In Ireland, this kind of scheme doesn’t exist and, in 2008, fewer than 100 people entered bankruptcy. Put another way, in Britain 1 in 580 people entered bankruptcy/IVA in 2008; in Ireland, the number was less than 1 in 45,000.

Now look at the figures for the US. In the US, there were 1,074,225 bankruptcy filings by individuals in 2008.That is one in 283 of the population. Many of these are personal bankruptcies rather than business-related.

Bankruptcies happen, and to deny them simply clogs up the system and punishes the entrepreneurs who get into trouble. But fluidity in business where people can deal with creditors rationally is a sign of health not weakness. Easier bankruptcy laws are not a delinquents’ charter, but a logical reaction to the fact that risk exists.

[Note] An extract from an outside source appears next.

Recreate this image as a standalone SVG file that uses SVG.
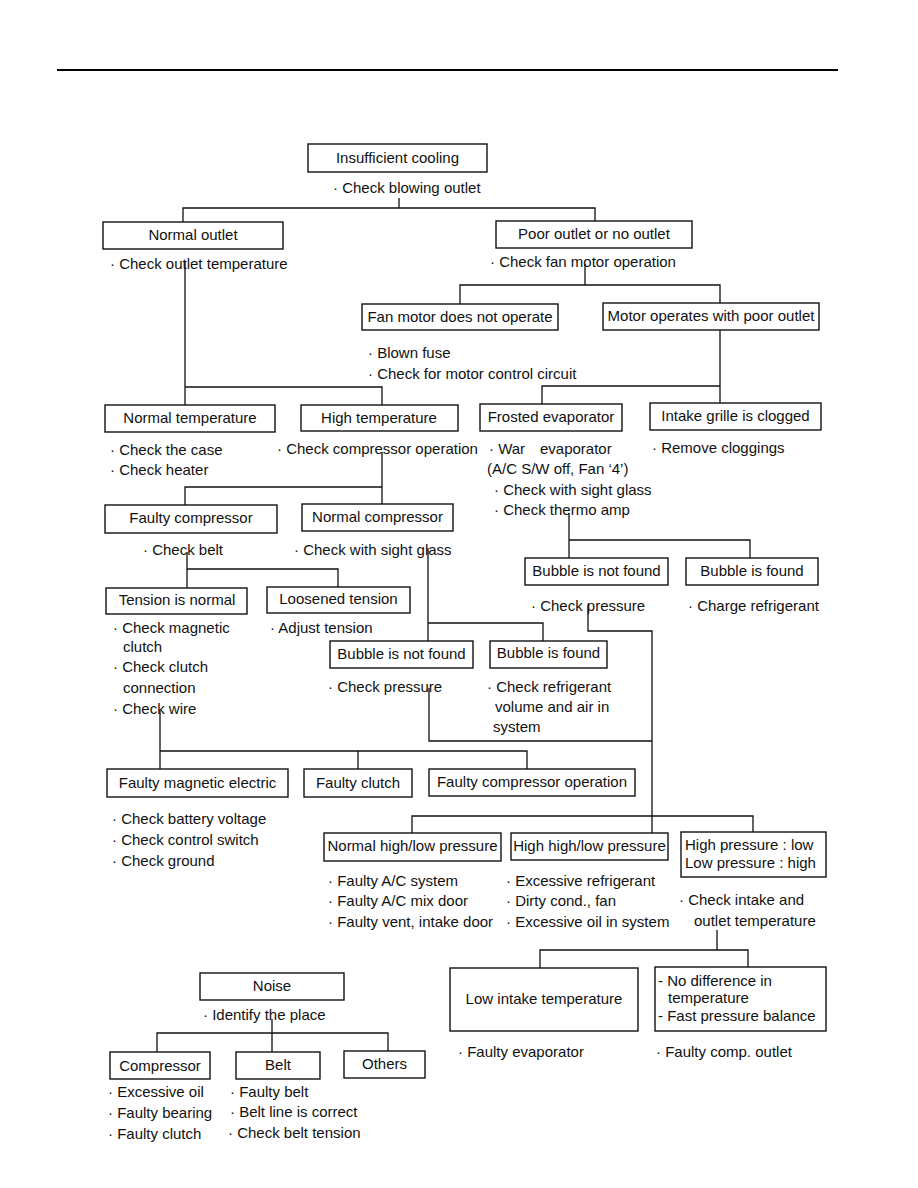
<svg xmlns="http://www.w3.org/2000/svg" width="918" height="1188" viewBox="0 0 918 1188">
<style>
.b{fill:#fff;stroke:#111;stroke-width:1.4}
.t{font-family:"Liberation Sans",Arial,sans-serif;font-size:15px;fill:#111}
.c{text-anchor:middle}
.l{fill:none;stroke:#111;stroke-width:1.3}
</style>
<rect width="918" height="1188" fill="#fff"/>
<line x1="57" y1="70" x2="838" y2="70" stroke="#000" stroke-width="2.2"/>
<g id="connectors" class="l">
<path d="M399,198V208M183,222V208H595V221"/>
<path d="M185,262V405M185,387H382V405"/>
<path d="M585,264V285M460,304V285H720V303"/>
<path d="M720,330V403M542,404V386H720"/>
<path d="M382,452V504M185,505V487H382"/>
<path d="M187,552V588M187,569H338V587"/>
<path d="M428,548V641M428,623H543V641"/>
<path d="M569,513V558M569,540H750V558"/>
<path d="M588,605V631H652V833"/>
<path d="M429,688V741H652"/>
<path d="M160,711V769M160,751H527V769M358,751V769"/>
<path d="M412,833V816H753V832"/>
<path d="M717,930V950M540,968V950H748V967"/>
<path d="M272,1019V1052M157,1052V1033H388V1051"/>
</g>
<g id="n_insufficient"><rect class="b" x="308" y="144" width="179" height="28"/><text class="t c" x="397.5" y="163">Insufficient cooling</text></g>
<g id="a_blowing"><text class="t" x="333" y="193">· Check blowing outlet</text></g>
<g id="n_normal_outlet"><rect class="b" x="103" y="222" width="180" height="27"/><text class="t c" x="193" y="240">Normal outlet</text></g>
<g id="a_outlet_temp"><text class="t" x="110" y="269">· Check outlet temperature</text></g>
<g id="n_poor_outlet"><rect class="b" x="496" y="221" width="196" height="27"/><text class="t c" x="594" y="239">Poor outlet or no outlet</text></g>
<g id="a_fan_motor"><text class="t" x="490" y="267">· Check fan motor operation</text></g>
<g id="n_fan_not"><rect class="b" x="362" y="304" width="196" height="26"/><text class="t c" x="460" y="322">Fan motor does not operate</text></g>
<g id="n_motor_poor"><rect class="b" x="603" y="303" width="216" height="27"/><text class="t c" x="711" y="321">Motor operates with poor outlet</text></g>
<g id="a_fuse"><text class="t" x="368" y="358">· Blown fuse</text><text class="t" x="368" y="379">· Check for motor control circuit</text></g>
<g id="n_normal_temp"><rect class="b" x="105" y="405" width="170" height="27"/><text class="t c" x="190" y="423">Normal temperature</text></g>
<g id="n_high_temp"><rect class="b" x="301" y="405" width="157" height="26"/><text class="t c" x="379" y="423">High temperature</text></g>
<g id="n_frosted"><rect class="b" x="480" y="404" width="142" height="27"/><text class="t c" x="551" y="422">Frosted evaporator</text></g>
<g id="n_intake"><rect class="b" x="650" y="403" width="171" height="27"/><text class="t c" x="735.5" y="421">Intake grille is clogged</text></g>
<g id="a_case"><text class="t" x="110" y="455">· Check the case</text><text class="t" x="110" y="475">· Check heater</text></g>
<g id="a_comp_op"><text class="t" x="277" y="454">· Check compressor operation</text></g>
<g id="a_war"><text class="t" x="489" y="454">· War</text><text class="t" x="540" y="454">evaporator</text><text class="t" x="487" y="474">(A/C S/W off, Fan ‘4’)</text><text class="t" x="494" y="495">· Check with sight glass</text><text class="t" x="494" y="515">· Check thermo amp</text></g>
<g id="a_remove"><text class="t" x="652" y="453">· Remove cloggings</text></g>
<g id="n_faulty_comp"><rect class="b" x="105" y="505" width="172" height="28"/><text class="t c" x="191" y="523">Faulty compressor</text></g>
<g id="n_normal_comp"><rect class="b" x="302" y="504" width="151" height="27"/><text class="t c" x="377.5" y="522">Normal compressor</text></g>
<g id="a_belt"><text class="t" x="143" y="555">· Check belt</text></g>
<g id="a_sight1"><text class="t" x="294" y="555">· Check with sight glass</text></g>
<g id="n_tension_normal"><rect class="b" x="106" y="588" width="141" height="26"/><text class="t c" x="177" y="605">Tension is normal</text></g>
<g id="n_loosened"><rect class="b" x="267" y="587" width="143" height="26"/><text class="t c" x="338.5" y="604">Loosened tension</text></g>
<g id="a_magnetic"><text class="t" x="113" y="633">· Check magnetic</text><text class="t" x="123" y="652">clutch</text><text class="t" x="113" y="672">· Check clutch</text><text class="t" x="123" y="693">connection</text><text class="t" x="113" y="714">· Check wire</text></g>
<g id="a_adjust"><text class="t" x="270" y="633">· Adjust tension</text></g>
<g id="n_bubble_nf1"><rect class="b" x="330" y="641" width="143" height="27"/><text class="t c" x="401.5" y="659">Bubble is not found</text></g>
<g id="n_bubble_f1"><rect class="b" x="490" y="641" width="117" height="27"/><text class="t c" x="548.5" y="658">Bubble is found</text></g>
<g id="a_pressure1"><text class="t" x="328" y="692">· Check pressure</text></g>
<g id="a_refrig"><text class="t" x="487" y="692">· Check refrigerant</text><text class="t" x="495" y="712">volume and air in</text><text class="t" x="493" y="732">system</text></g>
<g id="n_bubble_nf2"><rect class="b" x="525" y="558" width="143" height="27"/><text class="t c" x="596.5" y="576">Bubble is not found</text></g>
<g id="n_bubble_f2"><rect class="b" x="686" y="558" width="132" height="27"/><text class="t c" x="752" y="576">Bubble is found</text></g>
<g id="a_pressure2"><text class="t" x="531" y="611">· Check pressure</text></g>
<g id="a_charge"><text class="t" x="688" y="611">· Charge refrigerant</text></g>
<g id="n_faulty_mag"><rect class="b" x="107" y="769" width="181" height="28"/><text class="t c" x="197.5" y="788">Faulty magnetic electric</text></g>
<g id="n_faulty_clutch"><rect class="b" x="304" y="769" width="108" height="28"/><text class="t c" x="358" y="788">Faulty clutch</text></g>
<g id="n_faulty_comp_op"><rect class="b" x="429" y="769" width="206" height="27"/><text class="t c" x="532" y="787">Faulty compressor operation</text></g>
<g id="a_battery"><text class="t" x="112" y="824">· Check battery voltage</text><text class="t" x="112" y="845">· Check control switch</text><text class="t" x="112" y="866">· Check ground</text></g>
<g id="n_normal_hl"><rect class="b" x="324" y="833" width="177" height="28"/><text class="t c" x="412.5" y="851">Normal high/low pressure</text></g>
<g id="n_high_hl"><rect class="b" x="511" y="833" width="157" height="27"/><text class="t c" x="589.5" y="851">High high/low pressure</text></g>
<g id="n_hp_low"><rect class="b" x="681" y="832" width="145" height="45"/><text class="t" x="685" y="850">High pressure : low</text><text class="t" x="685" y="868">Low pressure : high</text></g>
<g id="a_faulty_ac"><text class="t" x="328" y="886">· Faulty A/C system</text><text class="t" x="328" y="906">· Faulty A/C mix door</text><text class="t" x="328" y="927">· Faulty vent, intake door</text></g>
<g id="a_excess"><text class="t" x="506" y="886">· Excessive refrigerant</text><text class="t" x="506" y="906">· Dirty cond., fan</text><text class="t" x="506" y="927">· Excessive oil in system</text></g>
<g id="a_intake_outlet"><text class="t" x="679" y="905">· Check intake and</text><text class="t" x="694" y="926">outlet temperature</text></g>
<g id="n_low_intake"><rect class="b" x="450" y="968" width="188" height="63"/><text class="t c" x="544" y="1004">Low intake temperature</text></g>
<g id="n_no_diff"><rect class="b" x="655" y="967" width="171" height="64"/><text class="t" x="658" y="986">- No difference in</text><text class="t" x="668" y="1003">temperature</text><text class="t" x="658" y="1021">- Fast pressure balance</text></g>
<g id="a_evap"><text class="t" x="458" y="1057">· Faulty evaporator</text></g>
<g id="a_comp_outlet"><text class="t" x="656" y="1057">· Faulty comp. outlet</text></g>
<g id="n_noise"><rect class="b" x="200" y="973" width="144" height="27"/><text class="t c" x="272" y="991">Noise</text></g>
<g id="a_identify"><text class="t" x="203" y="1020">· Identify the place</text></g>
<g id="n_compressor"><rect class="b" x="110" y="1052" width="100" height="27"/><text class="t c" x="160" y="1071">Compressor</text></g>
<g id="n_belt"><rect class="b" x="236" y="1052" width="84" height="27"/><text class="t c" x="278" y="1070">Belt</text></g>
<g id="n_others"><rect class="b" x="344" y="1051" width="81" height="27"/><text class="t c" x="384.5" y="1069">Others</text></g>
<g id="a_comp_list"><text class="t" x="108" y="1097">· Excessive oil</text><text class="t" x="108" y="1118">· Faulty bearing</text><text class="t" x="108" y="1139">· Faulty clutch</text></g>
<g id="a_belt_list"><text class="t" x="230" y="1097">· Faulty belt</text><text class="t" x="230" y="1117">· Belt line is correct</text><text class="t" x="228" y="1138">· Check belt tension</text></g>
</svg>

Some argue that the easier it is to declare yourself bankrupt, the higher the risk of ‘moral hazard’.

Moral hazard is the risk that a bankrupt will just go bankrupt again and again and that in a sense you risk accommodating ‘bad behaviour’.

But forget moral hazard for a minute and think about real hazard. Real hazard is when you drive away your creative and entrepreneurial class by attaching a stigma of failure to them too easily. Real hazard is when you make it so difficult for them to recover that you freeze them out after one mistake.

Real hazard is when you uphold the age-old Irish bias against risk-takers and turn large parts of the society into employees waiting for someone else to take the lead. These are the actual rather than the moral hazards which can ruin a society and eliminate the chance that the economy can recover. In short, by hounding bankrupts, we weaken ourselves.

So are we going to give ourselves a chance? Are we going to condemn businesses that are in trouble to years in the wilderness? Are we going to let people who have made mistakes, recover and start again? Or are we going to be vindictive?

The choice is ours. If we change our bankruptcy laws, we can give people a second chance, make creditors know that the risk of investing in businesses is shared and, more to the point, allow the brains and initiative of the Irish people to flourish without the stain of failure being permanent.

The recession gives us a chance to change our mindsets. We could begin with banishing the stigma of a listing in Stubbs Gazette and realising that, in every venture, there is risk. The country that takes no risks goes backward.